Service Book which from time to time was approved by the District Inspector of Schools. On the date of retirement, that is August 31, 2005, the

salary of the petitioner was Rs. 10,675/-. Submission is, though the petitioner drew salary upon due sanction from the authorities and though

before retirement necessary documents were submitted with the school authorities for the purpose of sanctioning pensionary benefits including

gratuity which were forwarded to the District Inspector of Schools, yet a sum of Rs. 94,342/- has been deducted from gratuity on account of

overdrawal in pay as evident from the Pension Payment Order dated June 2, 2006. Being aggrieved by such deduction this writ petition has been

filed.

3. The matter came up for hearing on February 15, 2008 and on April 15, 2008 when directions were issued for filing of affidavits. The matter

came up for hearing on May 14, 2008. As no affidavit in opposition could be filed, after hearing the learned advocate for the State, as a last

chance, time to file affidavit in opposition was extended till June 4, 2008. Affidavits have since been exchanged and are on record. Reiterating the

statements in the writ petition the learned advocate appearing on behalf of the petitioner submitted that since scales of pay were granted so long

with the approval of the District Inspector of Schools, such deduction is uncalled for and illegal. Moreover, the deduction made is against the

principles of natural justice as no hearing was granted. Learned advocate for the petitioner had relied on the judgment of the Division Bench passed

on September 7, 2007 in F.M.A. No. 342/2007, Abdul Kalam Md. Abdul Jalil v. State of West Bengal and Ors. in support of his contentions.
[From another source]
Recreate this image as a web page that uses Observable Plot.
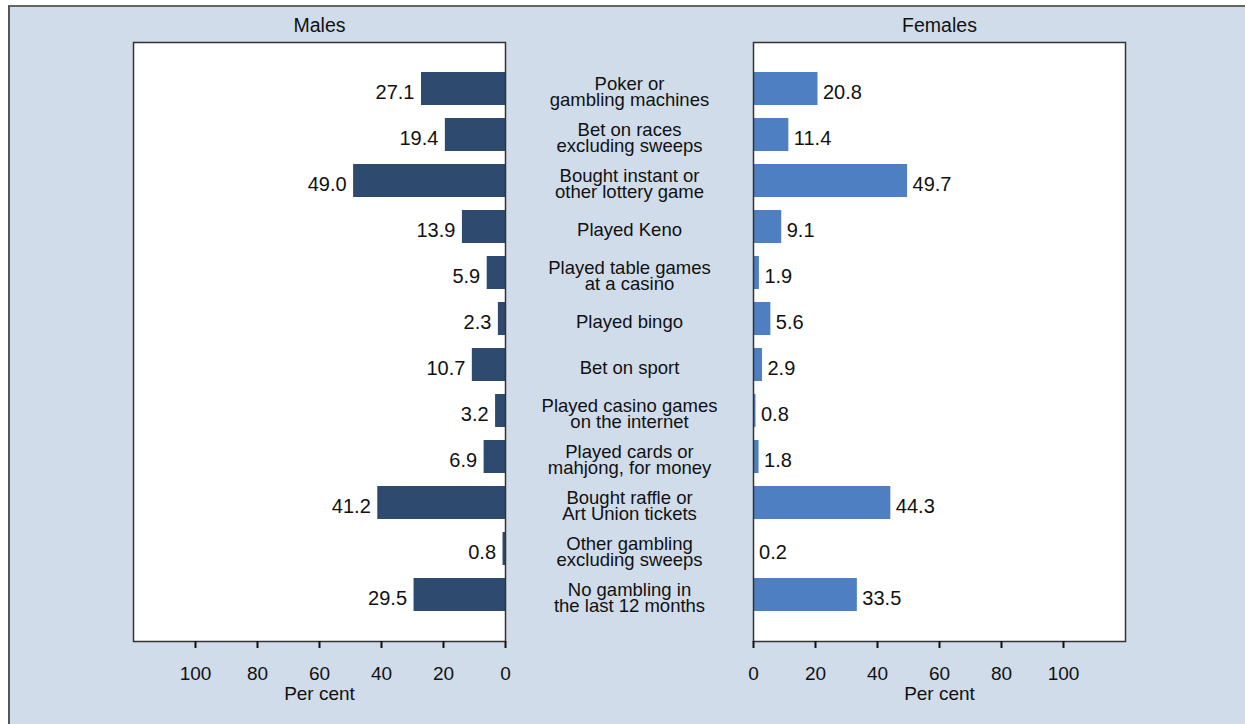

4. The learned advocate appearing on behalf of the State submitted that as mistakes were detected by the audit department in the fixation of pay of

the petitioner as per ROPA 1981, ROPA 1990 and ROPA 1998, the authorities are competent to recover the said sum from the pension or

gratuity or both within four years after the date of retirement under chapter XI of the West Bengal Recognised Non-Government Educational

Institution Employees (Death-cum-Retirement Benefit) Scheme, 1981 which stipulates that in respect of matters for which provision has not been

made in the scheme the relevant provisions in the West Bengal Services (Death-cum-Retirement Benefit Rules) 1971 shall apply mutatis mutandis

subject to the approval of the State Government. Referring to the judgment of the Apex Court in Laxman Prasad Vs. Prodigy Electronics Ltd. and

Another, 8 Supreme 442 and in the Secretary to Government of Agriculture and Co-operation Government of A.P. and Ors. v. K. Kesarulu

(2007) 8 Supreme 683 it was submitted that a mistake does not confer any right to any party and can be corrected and since the audit department

had pointed out mistakes, the State is well within its rights to rectify the same by making deductions.
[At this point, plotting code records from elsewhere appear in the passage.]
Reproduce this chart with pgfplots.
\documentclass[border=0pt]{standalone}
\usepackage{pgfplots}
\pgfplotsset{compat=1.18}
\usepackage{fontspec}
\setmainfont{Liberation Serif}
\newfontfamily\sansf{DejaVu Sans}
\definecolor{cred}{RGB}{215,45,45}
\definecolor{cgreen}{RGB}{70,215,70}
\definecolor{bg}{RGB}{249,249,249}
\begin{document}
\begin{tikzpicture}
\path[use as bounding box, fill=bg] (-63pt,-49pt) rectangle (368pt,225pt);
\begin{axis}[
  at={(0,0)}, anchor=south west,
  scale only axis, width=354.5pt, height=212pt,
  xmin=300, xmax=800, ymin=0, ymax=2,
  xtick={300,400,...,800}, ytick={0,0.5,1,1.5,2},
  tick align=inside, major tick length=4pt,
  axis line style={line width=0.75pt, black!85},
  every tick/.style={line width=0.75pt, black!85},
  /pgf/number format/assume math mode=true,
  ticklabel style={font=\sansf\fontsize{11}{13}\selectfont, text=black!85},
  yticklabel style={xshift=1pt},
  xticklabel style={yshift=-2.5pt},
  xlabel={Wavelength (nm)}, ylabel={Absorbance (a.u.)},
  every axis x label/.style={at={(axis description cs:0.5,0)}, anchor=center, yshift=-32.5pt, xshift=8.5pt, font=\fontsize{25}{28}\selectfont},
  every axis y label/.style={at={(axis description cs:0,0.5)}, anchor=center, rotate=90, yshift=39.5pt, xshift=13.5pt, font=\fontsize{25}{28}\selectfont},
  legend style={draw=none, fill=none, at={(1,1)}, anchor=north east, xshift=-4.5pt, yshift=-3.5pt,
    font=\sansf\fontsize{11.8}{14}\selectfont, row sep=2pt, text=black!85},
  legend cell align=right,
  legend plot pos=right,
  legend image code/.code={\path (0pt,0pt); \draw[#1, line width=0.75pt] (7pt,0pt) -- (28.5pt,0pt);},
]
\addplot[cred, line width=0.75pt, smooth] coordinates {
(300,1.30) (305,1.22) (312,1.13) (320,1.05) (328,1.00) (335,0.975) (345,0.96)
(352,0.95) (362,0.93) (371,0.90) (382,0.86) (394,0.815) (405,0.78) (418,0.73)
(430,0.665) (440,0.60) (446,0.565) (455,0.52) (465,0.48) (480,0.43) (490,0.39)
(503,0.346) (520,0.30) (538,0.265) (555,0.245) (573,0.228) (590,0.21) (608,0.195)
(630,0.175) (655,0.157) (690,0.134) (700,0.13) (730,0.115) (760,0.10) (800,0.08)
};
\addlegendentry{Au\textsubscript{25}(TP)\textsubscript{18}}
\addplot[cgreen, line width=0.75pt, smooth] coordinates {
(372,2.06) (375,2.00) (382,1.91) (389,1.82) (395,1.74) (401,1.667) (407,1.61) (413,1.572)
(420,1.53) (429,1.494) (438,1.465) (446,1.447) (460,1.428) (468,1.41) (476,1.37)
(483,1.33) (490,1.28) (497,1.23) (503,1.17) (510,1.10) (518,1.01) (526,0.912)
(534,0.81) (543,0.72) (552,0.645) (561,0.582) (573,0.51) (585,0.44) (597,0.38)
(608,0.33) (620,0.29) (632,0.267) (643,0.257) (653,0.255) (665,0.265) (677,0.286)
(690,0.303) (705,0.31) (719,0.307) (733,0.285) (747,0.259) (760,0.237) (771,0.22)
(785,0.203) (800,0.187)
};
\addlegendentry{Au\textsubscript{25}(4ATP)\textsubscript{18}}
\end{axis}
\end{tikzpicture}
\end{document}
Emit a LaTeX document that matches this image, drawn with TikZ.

5. The issues which come under consideration are : first, whether deduction can be made without giving the retiree an opportunity of hearing and

secondly whether the affidavit filed by the State contains necessary particulars regarding the fact of alleged overdrawal by the petitioner. With

regard to the first issue whether natural justice is to be complied or not, in my view, since the action of deduction involves consequences

detrimental to the petitioner it was incumbent upon the State to afford the affected party an opportunity to present his case. Any unilateral decision,

as has happened in this case, calls'' for intervention by issuing appropriate order. In the instant case as admittedly no hearing was granted, the

action of deducting a sum of Rs. 94,342/- cannot be sustained. So far as the second issue is concerned though it has been stated in the affidavit in

opposition that the fixation of pay as per ROPA 1981, ROPA 1990 and ROPA 1998 was mistakenly done and hence, the State is entitled to

recover, no particulars with reference to the Service Book or Government, records have been furnished in support of such contention. The affidavit

filed after extensions of time is totally bereft of particulars. Except some bald submissions on legal aspects nothing is there in the affidavit. In this

regard reference may be made to paragraph 10 of the affidavit where a statement has been made that ""my office duly intimated about the

overdrawal amount to the Headmaster"". However, there is no reference to the date of intimation and no annexation of the copies of the relevant

records in support of the statement. In fact the affidavit in opposition filed on behalf of the District Inspector of Schools (S.E.) South 24- Parganas

is of no assistance. In short the assertions made in the petition have virtually gone uncontroverted. It is least expected from the concerned District

Inspector of Schools, since the matter was adjourned to enable him to file affidavit controverting the statements in the writ petition which in my

opinion the said respondent has woefully failed to do, Rather the statements made in the affidavit in opposition is a tell tale account of how the

efficiency of the respondent No. 3 has reached its nadir. Hence, the action of the respondents, a sheer harassment to a person in his twilight years,

is highhanded, arbitrary, mala fide and illegal. Thus, the deduction of Rs. 94,342/- as evident from the P.P.O. dated February 2, 2006 cannot be

sustained and is set aside and quashed. The writ petition is allowed. Therefore, the Secretary Education Department, respondent No. 1, the

District Inspector of Schools (S.E.), South 24 Parganas, the respondent No. 3, the Director of Pension, Provident Fund and Group Insurance,

respondent No. 2, The Treasury ''Officer, Baruipur, South 24 Parganas, respondent No. 4 are directed to refund the said amount of Rs. 94,342/-

within a fortnight from the date of presenting the certified copy of this order along with interest at the rate of 10% per annum to be calculated from

the date of retirement till the date of actual payment. The respondents are also directed to refix the pension on the basis of last pay drawn also

within a fortnight from the date of presentation of such copy of this order. The petitioner is entitled to costs which is assessed at Rs. 5,100/- to be

paid by the District Inspector of Schools (S.E.) South 24 Parganas, the respondent No. 3.

6. Urgent xerox certified copy of the judgment and order, if applied for, be given to the appearing parties on priority basis.